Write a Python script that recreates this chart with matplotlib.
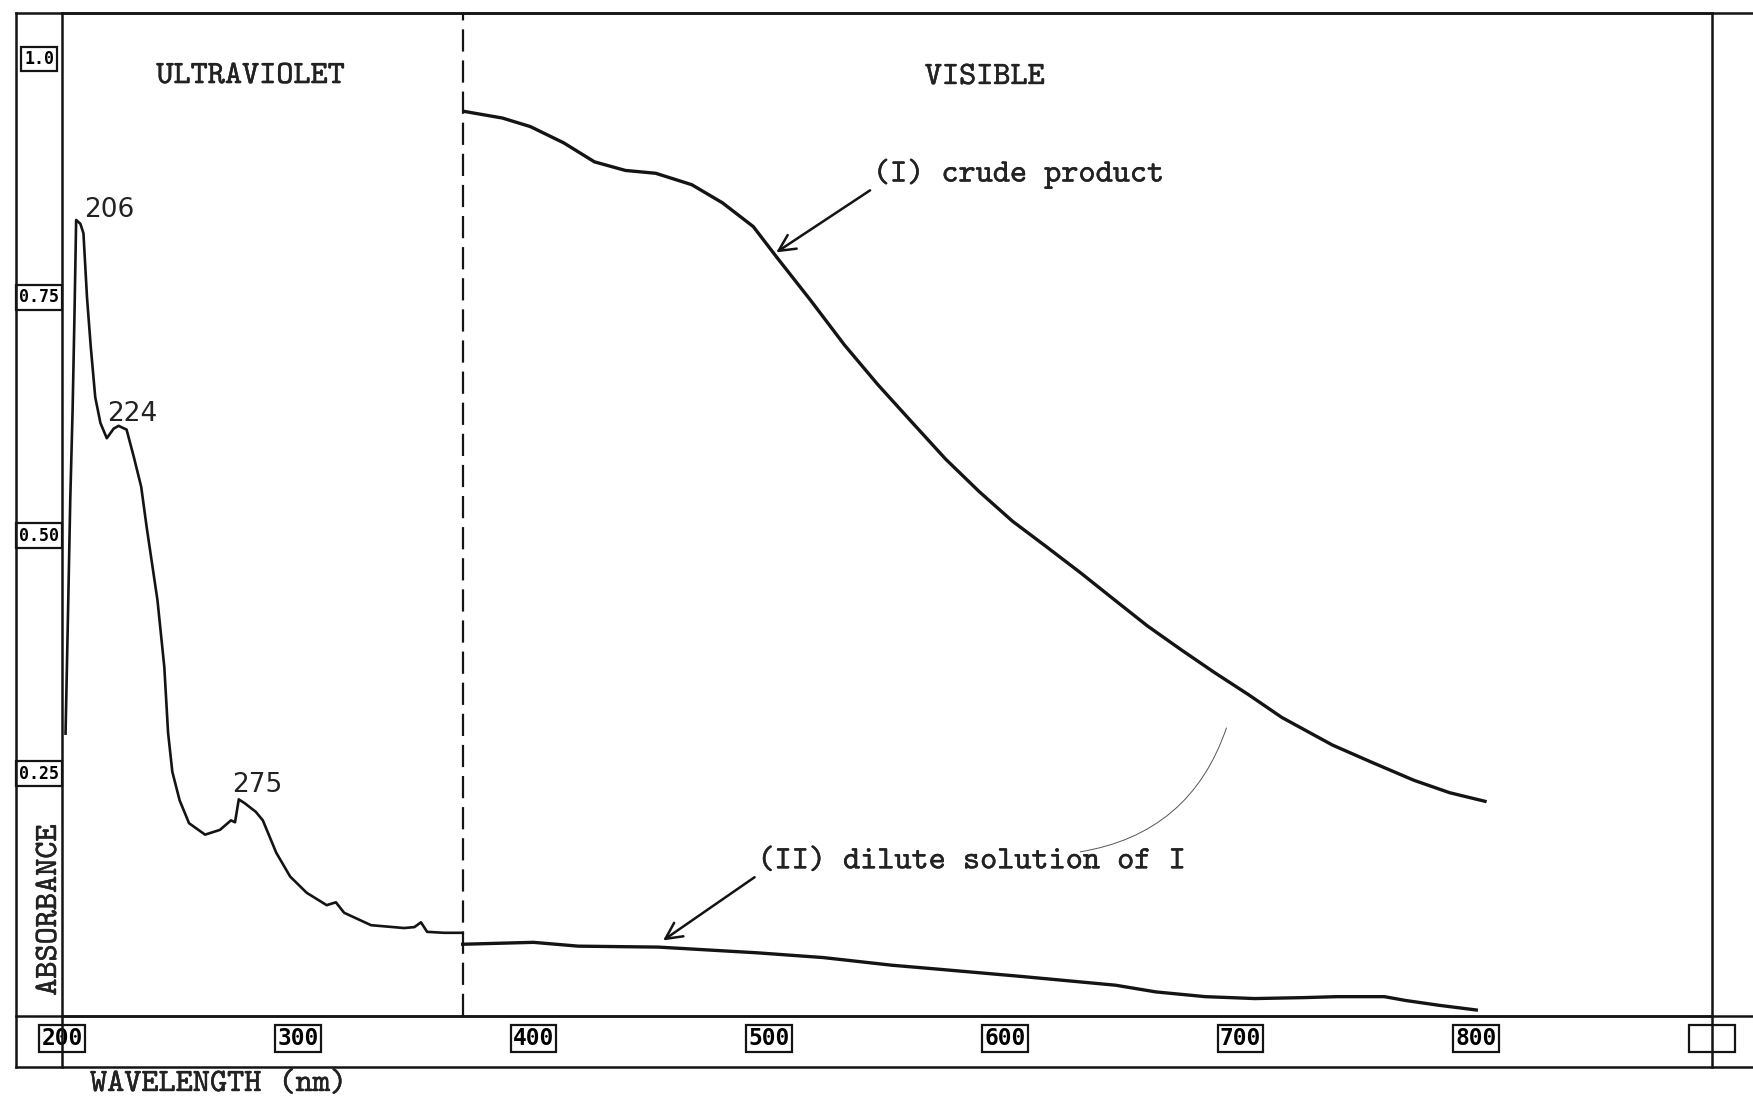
import matplotlib
matplotlib.use("Agg")
import matplotlib.pyplot as plt
import matplotlib.patheffects as pe
from matplotlib.lines import Line2D

# ultraviolet scan, 200 nm up to the lamp change
uv_wl = [201.5, 202.5, 203.5, 204.5, 205.3, 206.0, 207.8, 209.1, 210.6, 212.2,
         214.1, 216.3, 219.0, 221.9, 224.0, 227.4, 230.5, 233.6, 235.9, 240.5,
         243.4, 245.0, 246.8, 249.9, 253.9, 260.7, 267.0, 271.7, 273.4, 275.0,
         277.5, 282.2, 285.2, 290.9, 296.8, 303.8, 312.3, 316.2, 319.7, 331.1,
         345.1, 349.5, 352.3, 354.9, 362.2, 370.0]
uv_abs = [0.290, 0.410, 0.535, 0.630, 0.730, 0.829, 0.825, 0.815, 0.748, 0.696,
          0.643, 0.616, 0.600, 0.610, 0.613, 0.609, 0.580, 0.549, 0.507, 0.430,
          0.360, 0.291, 0.250, 0.220, 0.196, 0.184, 0.189, 0.199, 0.197, 0.221,
          0.217, 0.208, 0.199, 0.165, 0.140, 0.123, 0.110, 0.113, 0.102, 0.089,
          0.086, 0.087, 0.092, 0.082, 0.081, 0.081]

# visible scan, (I) crude product
crude_wl = [370.5, 386.8, 398.7, 412.8, 425.9, 439.0, 451.9, 467.2, 480.2,
            493.3, 503.2, 517.5, 531.9, 546.2, 560.5, 574.9, 589.1, 603.2,
            617.7, 632.0, 646.2, 660.5, 674.8, 689.0, 703.3, 717.5, 739.0,
            755.6, 773.6, 788.7, 803.7]
crude_abs = [0.943, 0.936, 0.927, 0.910, 0.890, 0.881, 0.878, 0.866, 0.847,
             0.822, 0.790, 0.745, 0.698, 0.656, 0.617, 0.578, 0.544, 0.513,
             0.486, 0.459, 0.431, 0.403, 0.378, 0.354, 0.331, 0.307, 0.278,
             0.260, 0.241, 0.228, 0.219]

# visible scan, (II) dilute solution of I
dilute_wl = [370, 400, 419, 453, 495, 523, 552, 571, 608, 647, 664, 685, 706,
             727, 741, 761, 770, 784, 800]
dilute_abs = [0.069, 0.071, 0.067, 0.066, 0.060, 0.055, 0.047, 0.043, 0.035,
              0.026, 0.019, 0.014, 0.012, 0.013, 0.014, 0.014, 0.010, 0.005,
              0.000]

peak_wl = [206, 224, 275]
lamp_switch = 370

x_ticks = [200, 300, 400, 500, 600, 700, 800, 900]
x_labels = ["200", "300", "400", "500", "600", "700", "800", "   "]
y_ticks = [1.0, 0.75, 0.50, 0.25]
y_labels = ["1.0", "0.75", "0.50", "0.25"]

INK = "#141414"
TYPE = "cmtt10"      # typewriter face bundled with matplotlib
TYPE_SIZE = 23.5
typed = dict(family=TYPE, fontsize=TYPE_SIZE, color="#222222",
             path_effects=[pe.withStroke(linewidth=0.3, foreground="#222222")])

W, H = 1753, 1096
fig = plt.figure(figsize=(W / 100, H / 100), dpi=100)
fig.patch.set_facecolor("white")


def fx(px):
    return px / W


def fy(py):
    return 1 - py / H


ax = fig.add_axes([fx(62), fy(1016), fx(1712) - fx(62), fy(13) - fy(1016)])
ax.set_xlim(200, 900)
ax.set_ylim(-0.0063, 1.0462)
for sp in ax.spines.values():
    sp.set_linewidth(1.8)
    sp.set_color(INK)

# spectra
ax.plot(uv_wl, uv_abs, color=INK, lw=1.9, solid_joinstyle="round")
ax.plot(crude_wl, crude_abs, color=INK, lw=2.4, solid_joinstyle="round")
ax.plot(dilute_wl, dilute_abs, color=INK, lw=2.4, solid_joinstyle="round")
ax.axvline(lamp_switch, color=INK, lw=1.6, ls=(0, (10, 4)))

# peak maxima
peak_off = [(5.5, 2.2), (-8.6, 3.6), (-5.0, 5.0)]
for w, off in zip(peak_wl, peak_off):
    a = uv_abs[uv_wl.index(w)]
    ax.annotate(str(w), xy=(w, a), xytext=off, textcoords="offset points",
                ha="left", va="baseline", fontsize=19, color="#222222",
                family="DejaVu Sans")

# boxed scale labels in the frame strips
ax.set_xticks(x_ticks)
ax.set_xticklabels(x_labels)
ax.set_yticks(y_ticks)
ax.set_yticklabels(y_labels)
ax.tick_params(axis="x", length=0, pad=8.0)
ax.tick_params(axis="y", length=0, pad=16.5)
for lab in ax.get_xticklabels():
    lab.set_fontfamily("DejaVu Sans Mono")
    lab.set_fontweight("bold")
    lab.set_fontsize(16.5)
    lab.set_bbox(dict(boxstyle="square,pad=0.1", fc="white", ec=INK, lw=1.6))
for lab in ax.get_yticklabels():
    lab.set_fontfamily("DejaVu Sans Mono")
    lab.set_fontweight("bold")
    lab.set_fontsize(12)
    lab.set_horizontalalignment("center")
    lab.set_bbox(dict(boxstyle="square,pad=0.2", fc="white", ec=INK, lw=1.6))

# region headings and curve labels
ax.text(280, 0.979, "ULTRAVIOLET", ha="center", va="center", **typed)
ax.text(591.5, 0.978, "VISIBLE", ha="center", va="center", **typed)

arrow = dict(arrowstyle="->,head_length=0.5,head_width=0.25", lw=1.8,
             color=INK, shrinkA=0, shrinkB=0, relpos=(0, 0))
ax.annotate("(I) crude product", xy=(503, 0.795), xytext=(544, 0.877),
            ha="left", va="center", arrowprops=arrow, **typed)
ax.annotate("(II) dilute solution of I", xy=(455, 0.073), xytext=(495, 0.155),
            ha="left", va="center", arrowprops=arrow, **typed)

# faint pencil stroke
ax.annotate("", xy=(632, 0.166), xytext=(694, 0.296),
            arrowprops=dict(arrowstyle="-", connectionstyle="arc3,rad=-0.3",
                            lw=0.7, color="#555555", shrinkA=0, shrinkB=0))

# outer frame: label strips on the left and along the bottom
frame = [
    ([16, 16], [13, 1067]),
    ([16, W], [13, 13]),
    ([16, W], [1016, 1016]),
    ([16, W], [1067, 1067]),
    ([62, 62], [1016, 1067]),
    ([1712, 1712], [1016, 1067]),
]
for xs, ys in frame:
    fig.add_artist(Line2D([fx(v) for v in xs], [fy(v) for v in ys],
                          transform=fig.transFigure, color=INK, lw=1.8))

fig.text(fx(50), fy(910), "ABSORBANCE", rotation=90, ha="center", va="center",
         **typed)
fig.text(fx(90), fy(1085), "WAVELENGTH (nm)", ha="left", va="center", **typed)

fig.savefig("out.png", dpi=100, facecolor="white")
================================
▶ **What the task requires**
Make an exact copy of the listing above. Do not include the pictures.

▶ **Response**
Write a Python script that recreates this chart with matplotlib.
import matplotlib
matplotlib.use("Agg")
import matplotlib.pyplot as plt
import matplotlib.patheffects as pe
from matplotlib.lines import Line2D

# ultraviolet scan, 200 nm up to the lamp change
uv_wl = [201.5, 202.5, 203.5, 204.5, 205.3, 206.0, 207.8, 209.1, 210.6, 212.2,
         214.1, 216.3, 219.0, 221.9, 224.0, 227.4, 230.5, 233.6, 235.9, 240.5,
         243.4, 245.0, 246.8, 249.9, 253.9, 260.7, 267.0, 271.7, 273.4, 275.0,
         277.5, 282.2, 285.2, 290.9, 296.8, 303.8, 312.3, 316.2, 319.7, 331.1,
         345.1, 349.5, 352.3, 354.9, 362.2, 370.0]
uv_abs = [0.290, 0.410, 0.535, 0.630, 0.730, 0.829, 0.825, 0.815, 0.748, 0.696,
          0.643, 0.616, 0.600, 0.610, 0.613, 0.609, 0.580, 0.549, 0.507, 0.430,
          0.360, 0.291, 0.250, 0.220, 0.196, 0.184, 0.189, 0.199, 0.197, 0.221,
          0.217, 0.208, 0.199, 0.165, 0.140, 0.123, 0.110, 0.113, 0.102, 0.089,
          0.086, 0.087, 0.092, 0.082, 0.081, 0.081]

# visible scan, (I) crude product
crude_wl = [370.5, 386.8, 398.7, 412.8, 425.9, 439.0, 451.9, 467.2, 480.2,
            493.3, 503.2, 517.5, 531.9, 546.2, 560.5, 574.9, 589.1, 603.2,
            617.7, 632.0, 646.2, 660.5, 674.8, 689.0, 703.3, 717.5, 739.0,
            755.6, 773.6, 788.7, 803.7]
crude_abs = [0.943, 0.936, 0.927, 0.910, 0.890, 0.881, 0.878, 0.866, 0.847,
             0.822, 0.790, 0.745, 0.698, 0.656, 0.617, 0.578, 0.544, 0.513,
             0.486, 0.459, 0.431, 0.403, 0.378, 0.354, 0.331, 0.307, 0.278,
             0.260, 0.241, 0.228, 0.219]

# visible scan, (II) dilute solution of I
dilute_wl = [370, 400, 419, 453, 495, 523, 552, 571, 608, 647, 664, 685, 706,
             727, 741, 761, 770, 784, 800]
dilute_abs = [0.069, 0.071, 0.067, 0.066, 0.060, 0.055, 0.047, 0.043, 0.035,
              0.026, 0.019, 0.014, 0.012, 0.013, 0.014, 0.014, 0.010, 0.005,
              0.000]

peak_wl = [206, 224, 275]
lamp_switch = 370

x_ticks = [200, 300, 400, 500, 600, 700, 800, 900]
x_labels = ["200", "300", "400", "500", "600", "700", "800", "   "]
y_ticks = [1.0, 0.75, 0.50, 0.25]
y_labels = ["1.0", "0.75", "0.50", "0.25"]

INK = "#141414"
TYPE = "cmtt10"      # typewriter face bundled with matplotlib
TYPE_SIZE = 23.5
typed = dict(family=TYPE, fontsize=TYPE_SIZE, color="#222222",
             path_effects=[pe.withStroke(linewidth=0.3, foreground="#222222")])

W, H = 1753, 1096
fig = plt.figure(figsize=(W / 100, H / 100), dpi=100)
fig.patch.set_facecolor("white")


def fx(px):
    return px / W


def fy(py):
    return 1 - py / H


ax = fig.add_axes([fx(62), fy(1016), fx(1712) - fx(62), fy(13) - fy(1016)])
ax.set_xlim(200, 900)
ax.set_ylim(-0.0063, 1.0462)
for sp in ax.spines.values():
    sp.set_linewidth(1.8)
    sp.set_color(INK)

# spectra
ax.plot(uv_wl, uv_abs, color=INK, lw=1.9, solid_joinstyle="round")
ax.plot(crude_wl, crude_abs, color=INK, lw=2.4, solid_joinstyle="round")
ax.plot(dilute_wl, dilute_abs, color=INK, lw=2.4, solid_joinstyle="round")
ax.axvline(lamp_switch, color=INK, lw=1.6, ls=(0, (10, 4)))

# peak maxima
peak_off = [(5.5, 2.2), (-8.6, 3.6), (-5.0, 5.0)]
for w, off in zip(peak_wl, peak_off):
    a = uv_abs[uv_wl.index(w)]
    ax.annotate(str(w), xy=(w, a), xytext=off, textcoords="offset points",
                ha="left", va="baseline", fontsize=19, color="#222222",
                family="DejaVu Sans")

# boxed scale labels in the frame strips
ax.set_xticks(x_ticks)
ax.set_xticklabels(x_labels)
ax.set_yticks(y_ticks)
ax.set_yticklabels(y_labels)
ax.tick_params(axis="x", length=0, pad=8.0)
ax.tick_params(axis="y", length=0, pad=16.5)
for lab in ax.get_xticklabels():
    lab.set_fontfamily("DejaVu Sans Mono")
    lab.set_fontweight("bold")
    lab.set_fontsize(16.5)
    lab.set_bbox(dict(boxstyle="square,pad=0.1", fc="white", ec=INK, lw=1.6))
for lab in ax.get_yticklabels():
    lab.set_fontfamily("DejaVu Sans Mono")
    lab.set_fontweight("bold")
    lab.set_fontsize(12)
    lab.set_horizontalalignment("center")
    lab.set_bbox(dict(boxstyle="square,pad=0.2", fc="white", ec=INK, lw=1.6))

# region headings and curve labels
ax.text(280, 0.979, "ULTRAVIOLET", ha="center", va="center", **typed)
ax.text(591.5, 0.978, "VISIBLE", ha="center", va="center", **typed)

arrow = dict(arrowstyle="->,head_length=0.5,head_width=0.25", lw=1.8,
             color=INK, shrinkA=0, shrinkB=0, relpos=(0, 0))
ax.annotate("(I) crude product", xy=(503, 0.795), xytext=(544, 0.877),
            ha="left", va="center", arrowprops=arrow, **typed)
ax.annotate("(II) dilute solution of I", xy=(455, 0.073), xytext=(495, 0.155),
            ha="left", va="center", arrowprops=arrow, **typed)

# faint pencil stroke
ax.annotate("", xy=(632, 0.166), xytext=(694, 0.296),
            arrowprops=dict(arrowstyle="-", connectionstyle="arc3,rad=-0.3",
                            lw=0.7, color="#555555", shrinkA=0, shrinkB=0))

# outer frame: label strips on the left and along the bottom
frame = [
    ([16, 16], [13, 1067]),
    ([16, W], [13, 13]),
    ([16, W], [1016, 1016]),
    ([16, W], [1067, 1067]),
    ([62, 62], [1016, 1067]),
    ([1712, 1712], [1016, 1067]),
]
for xs, ys in frame:
    fig.add_artist(Line2D([fx(v) for v in xs], [fy(v) for v in ys],
                          transform=fig.transFigure, color=INK, lw=1.8))

fig.text(fx(50), fy(910), "ABSORBANCE", rotation=90, ha="center", va="center",
         **typed)
fig.text(fx(90), fy(1085), "WAVELENGTH (nm)", ha="left", va="center", **typed)

fig.savefig("out.png", dpi=100, facecolor="white")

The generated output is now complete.